Generally speaking, sharing the same Connection
across multiple threads should not the recommended approach. The recommended approach should be to use a connection-pool with each thread getting a new connection.
For more advanced use-cases, connection-sharing, across threads can be added in a cookbook, of sorts.
The semantics of withTransaction
, and withConnection
should be clarified in the docs, along with an example of using connection pooling.
Generally speaking, sharing the same Connection across multiple threads should not the recommended approach. The recommended approach should be to use a connection-pool with each thread getting a new connection.
That statement isn't overly self-consistent. In that case, you are sharing connections across threads, you are just using the connection pool to mediate the concurrency issues. And in the common sort of use case of a website back end, it's often neither necessary nor desirable to create a new connection for each thread (which is typically created to serve one request), or to reserve a single connection for the duration of the entire request.
(e.g. see withPG
and withTransaction
in snaplet-postgresql-simple
; otherwise every database action in a single thread, can potentially go out on a different connection, and single connections can bounce around between threads.)
Now, while I agree that using a single connection from multiple threads without any other sort of concurrency mediation is a bit unusual, but it is occasionally useful, especially if you aren't dealing with something that isn't (directly) an http backend. And the postgresql-simple
philosophy is to generally avoid imposing opinions, but rather allow the widest possible range of use cases.
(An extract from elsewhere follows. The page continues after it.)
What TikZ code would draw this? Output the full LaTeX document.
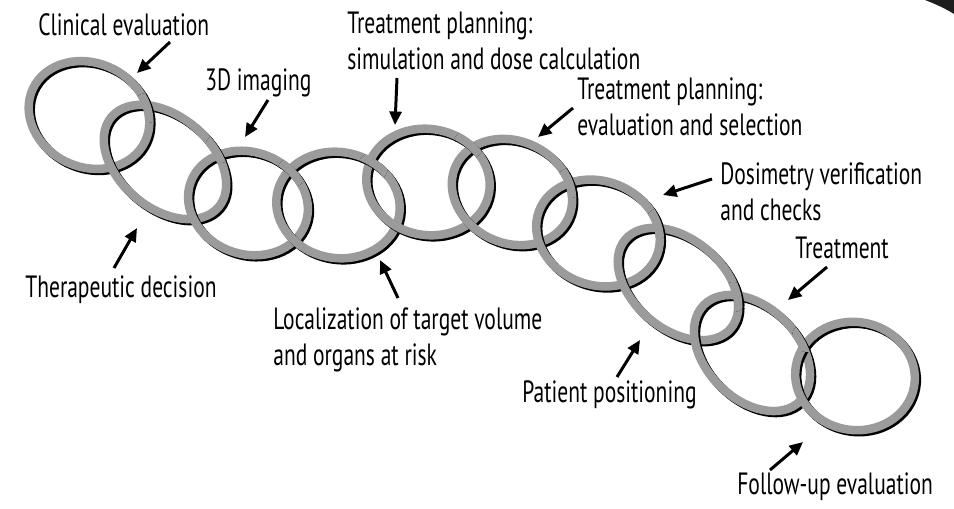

That statement isn't overly self-consistent
Allow me to rephrase. Sharing a connection concurrently across threads should not be recommended. If sharing connections across threads in a non-concurrent manner is required (most common use-case), then connection pooling is a tried and tested solution, and it should be recommended.
... but it is occasionally useful... ... philosophy is to generally avoid imposing opinions...
"make simple things simple, complex things possible"
I ran into a issue probably related to this. I'm using postgres-simple
together with beam-postgres
in a http server. When serving concurrent requests I was some times getting errors that looked like this (with different temp numbers):
SqlError {sqlState = "34000", sqlExecStatus = FatalError, sqlErrorMsg = "cursor \"temp20\" does not exist", sqlErrorDetail = "", sqlErrorHint = ""}
As a novice in this space it was not obvious to me that I couldn't just create a connection when starting the http server and share it between requests. Creating a new connection for each request solved the issue.
I think a warning should be added that it is not safe to use a connection concurrently.
But it is safe to use a connection concurrently; there just isn't any provision at the present time in cases when you want to issue multiple queries atomically (as is involved with things such as e.g. fold
and withTransaction
) without going back to the end of the line.
In your case, you probably want to investigate connection pooling, either via pgbouncer (which would change the deployment of your code, but not the code itself) or tweak your code to add pooling internally to your application.